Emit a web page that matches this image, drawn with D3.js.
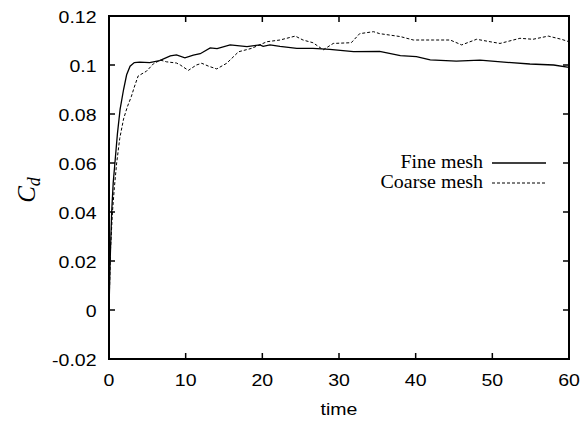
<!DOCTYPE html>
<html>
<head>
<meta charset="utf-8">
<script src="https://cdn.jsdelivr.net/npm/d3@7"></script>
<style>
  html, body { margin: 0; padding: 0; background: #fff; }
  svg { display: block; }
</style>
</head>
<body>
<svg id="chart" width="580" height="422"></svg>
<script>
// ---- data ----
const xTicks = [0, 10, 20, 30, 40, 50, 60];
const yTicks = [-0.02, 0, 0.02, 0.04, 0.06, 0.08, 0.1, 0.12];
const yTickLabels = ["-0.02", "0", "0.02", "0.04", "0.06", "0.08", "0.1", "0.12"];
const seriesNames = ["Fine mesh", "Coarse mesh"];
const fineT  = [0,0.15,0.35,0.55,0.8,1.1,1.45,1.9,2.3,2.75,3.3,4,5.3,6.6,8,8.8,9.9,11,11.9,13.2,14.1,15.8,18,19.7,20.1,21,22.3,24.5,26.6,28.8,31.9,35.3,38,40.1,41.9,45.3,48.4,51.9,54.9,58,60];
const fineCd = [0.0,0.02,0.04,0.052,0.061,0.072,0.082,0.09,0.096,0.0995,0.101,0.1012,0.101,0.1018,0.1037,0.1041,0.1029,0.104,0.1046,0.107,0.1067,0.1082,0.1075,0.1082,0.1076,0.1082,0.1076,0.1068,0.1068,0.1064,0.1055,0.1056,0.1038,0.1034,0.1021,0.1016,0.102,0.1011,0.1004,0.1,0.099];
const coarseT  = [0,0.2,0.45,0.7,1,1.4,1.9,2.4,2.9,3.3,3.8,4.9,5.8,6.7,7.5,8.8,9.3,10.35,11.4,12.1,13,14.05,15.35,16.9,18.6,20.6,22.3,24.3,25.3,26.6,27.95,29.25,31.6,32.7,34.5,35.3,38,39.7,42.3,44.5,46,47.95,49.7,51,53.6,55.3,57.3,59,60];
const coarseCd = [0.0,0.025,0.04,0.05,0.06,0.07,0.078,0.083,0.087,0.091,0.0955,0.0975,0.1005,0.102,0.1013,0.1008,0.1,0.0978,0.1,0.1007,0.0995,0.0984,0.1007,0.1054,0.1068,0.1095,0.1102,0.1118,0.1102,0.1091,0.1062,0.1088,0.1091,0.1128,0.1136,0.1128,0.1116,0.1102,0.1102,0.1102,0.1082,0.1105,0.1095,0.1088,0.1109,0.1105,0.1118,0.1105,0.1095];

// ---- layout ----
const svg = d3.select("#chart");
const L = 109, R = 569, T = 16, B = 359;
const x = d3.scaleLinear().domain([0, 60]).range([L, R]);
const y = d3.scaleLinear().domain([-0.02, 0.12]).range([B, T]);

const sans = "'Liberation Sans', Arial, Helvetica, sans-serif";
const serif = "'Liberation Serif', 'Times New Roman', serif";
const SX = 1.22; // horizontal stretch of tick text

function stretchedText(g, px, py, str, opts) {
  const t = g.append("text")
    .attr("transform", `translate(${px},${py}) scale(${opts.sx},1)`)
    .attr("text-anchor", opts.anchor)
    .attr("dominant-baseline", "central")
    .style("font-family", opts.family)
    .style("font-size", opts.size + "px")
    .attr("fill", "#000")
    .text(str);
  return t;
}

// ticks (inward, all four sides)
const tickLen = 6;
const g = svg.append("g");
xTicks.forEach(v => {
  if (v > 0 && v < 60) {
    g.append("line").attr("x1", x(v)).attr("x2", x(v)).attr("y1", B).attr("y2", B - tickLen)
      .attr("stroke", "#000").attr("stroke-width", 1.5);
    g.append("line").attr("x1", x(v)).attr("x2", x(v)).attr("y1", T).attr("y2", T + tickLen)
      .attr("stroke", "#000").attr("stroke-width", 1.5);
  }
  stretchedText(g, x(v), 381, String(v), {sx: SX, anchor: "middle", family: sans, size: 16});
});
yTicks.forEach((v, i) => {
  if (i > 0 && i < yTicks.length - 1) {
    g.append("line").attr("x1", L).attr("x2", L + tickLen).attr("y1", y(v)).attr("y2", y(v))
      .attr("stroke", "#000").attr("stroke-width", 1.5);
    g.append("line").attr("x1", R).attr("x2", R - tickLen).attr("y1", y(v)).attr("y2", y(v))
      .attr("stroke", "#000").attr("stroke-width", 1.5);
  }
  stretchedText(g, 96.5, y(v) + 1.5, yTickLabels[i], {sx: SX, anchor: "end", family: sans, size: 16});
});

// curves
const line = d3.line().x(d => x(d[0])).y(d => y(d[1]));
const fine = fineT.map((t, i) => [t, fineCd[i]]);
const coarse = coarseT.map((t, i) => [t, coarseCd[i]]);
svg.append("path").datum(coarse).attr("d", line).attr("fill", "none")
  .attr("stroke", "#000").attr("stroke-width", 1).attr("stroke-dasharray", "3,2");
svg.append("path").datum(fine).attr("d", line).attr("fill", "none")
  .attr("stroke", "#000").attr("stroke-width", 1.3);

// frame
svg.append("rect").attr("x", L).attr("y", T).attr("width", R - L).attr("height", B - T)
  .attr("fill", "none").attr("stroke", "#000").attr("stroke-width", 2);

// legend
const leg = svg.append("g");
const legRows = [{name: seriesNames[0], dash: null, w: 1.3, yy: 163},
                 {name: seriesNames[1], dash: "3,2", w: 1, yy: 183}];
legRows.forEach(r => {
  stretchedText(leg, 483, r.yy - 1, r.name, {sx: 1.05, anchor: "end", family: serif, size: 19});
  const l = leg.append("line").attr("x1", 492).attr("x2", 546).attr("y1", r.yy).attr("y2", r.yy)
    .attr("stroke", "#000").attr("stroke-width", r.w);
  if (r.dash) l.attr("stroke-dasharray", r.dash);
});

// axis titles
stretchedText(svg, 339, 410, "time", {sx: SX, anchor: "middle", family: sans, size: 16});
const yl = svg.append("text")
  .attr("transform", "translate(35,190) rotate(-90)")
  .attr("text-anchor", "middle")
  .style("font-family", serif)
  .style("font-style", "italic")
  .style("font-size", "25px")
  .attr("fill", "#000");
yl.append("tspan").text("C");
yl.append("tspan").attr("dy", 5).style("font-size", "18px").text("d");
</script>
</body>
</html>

________________________________________

Give again, word for word, every line from the top of the data above to the line holding "const y = d3.scaleLinear().domain([-0.02, 0.12]).range([B, T]);", inclusive, with the pictures left out.

Emit a web page that matches this image, drawn with D3.js.
<!DOCTYPE html>
<html>
<head>
<meta charset="utf-8">
<script src="https://cdn.jsdelivr.net/npm/d3@7"></script>
<style>
  html, body { margin: 0; padding: 0; background: #fff; }
  svg { display: block; }
</style>
</head>
<body>
<svg id="chart" width="580" height="422"></svg>
<script>
// ---- data ----
const xTicks = [0, 10, 20, 30, 40, 50, 60];
const yTicks = [-0.02, 0, 0.02, 0.04, 0.06, 0.08, 0.1, 0.12];
const yTickLabels = ["-0.02", "0", "0.02", "0.04", "0.06", "0.08", "0.1", "0.12"];
const seriesNames = ["Fine mesh", "Coarse mesh"];
const fineT  = [0,0.15,0.35,0.55,0.8,1.1,1.45,1.9,2.3,2.75,3.3,4,5.3,6.6,8,8.8,9.9,11,11.9,13.2,14.1,15.8,18,19.7,20.1,21,22.3,24.5,26.6,28.8,31.9,35.3,38,40.1,41.9,45.3,48.4,51.9,54.9,58,60];
const fineCd = [0.0,0.02,0.04,0.052,0.061,0.072,0.082,0.09,0.096,0.0995,0.101,0.1012,0.101,0.1018,0.1037,0.1041,0.1029,0.104,0.1046,0.107,0.1067,0.1082,0.1075,0.1082,0.1076,0.1082,0.1076,0.1068,0.1068,0.1064,0.1055,0.1056,0.1038,0.1034,0.1021,0.1016,0.102,0.1011,0.1004,0.1,0.099];
const coarseT  = [0,0.2,0.45,0.7,1,1.4,1.9,2.4,2.9,3.3,3.8,4.9,5.8,6.7,7.5,8.8,9.3,10.35,11.4,12.1,13,14.05,15.35,16.9,18.6,20.6,22.3,24.3,25.3,26.6,27.95,29.25,31.6,32.7,34.5,35.3,38,39.7,42.3,44.5,46,47.95,49.7,51,53.6,55.3,57.3,59,60];
const coarseCd = [0.0,0.025,0.04,0.05,0.06,0.07,0.078,0.083,0.087,0.091,0.0955,0.0975,0.1005,0.102,0.1013,0.1008,0.1,0.0978,0.1,0.1007,0.0995,0.0984,0.1007,0.1054,0.1068,0.1095,0.1102,0.1118,0.1102,0.1091,0.1062,0.1088,0.1091,0.1128,0.1136,0.1128,0.1116,0.1102,0.1102,0.1102,0.1082,0.1105,0.1095,0.1088,0.1109,0.1105,0.1118,0.1105,0.1095];

// ---- layout ----
const svg = d3.select("#chart");
const L = 109, R = 569, T = 16, B = 359;
const x = d3.scaleLinear().domain([0, 60]).range([L, R]);
const y = d3.scaleLinear().domain([-0.02, 0.12]).range([B, T]);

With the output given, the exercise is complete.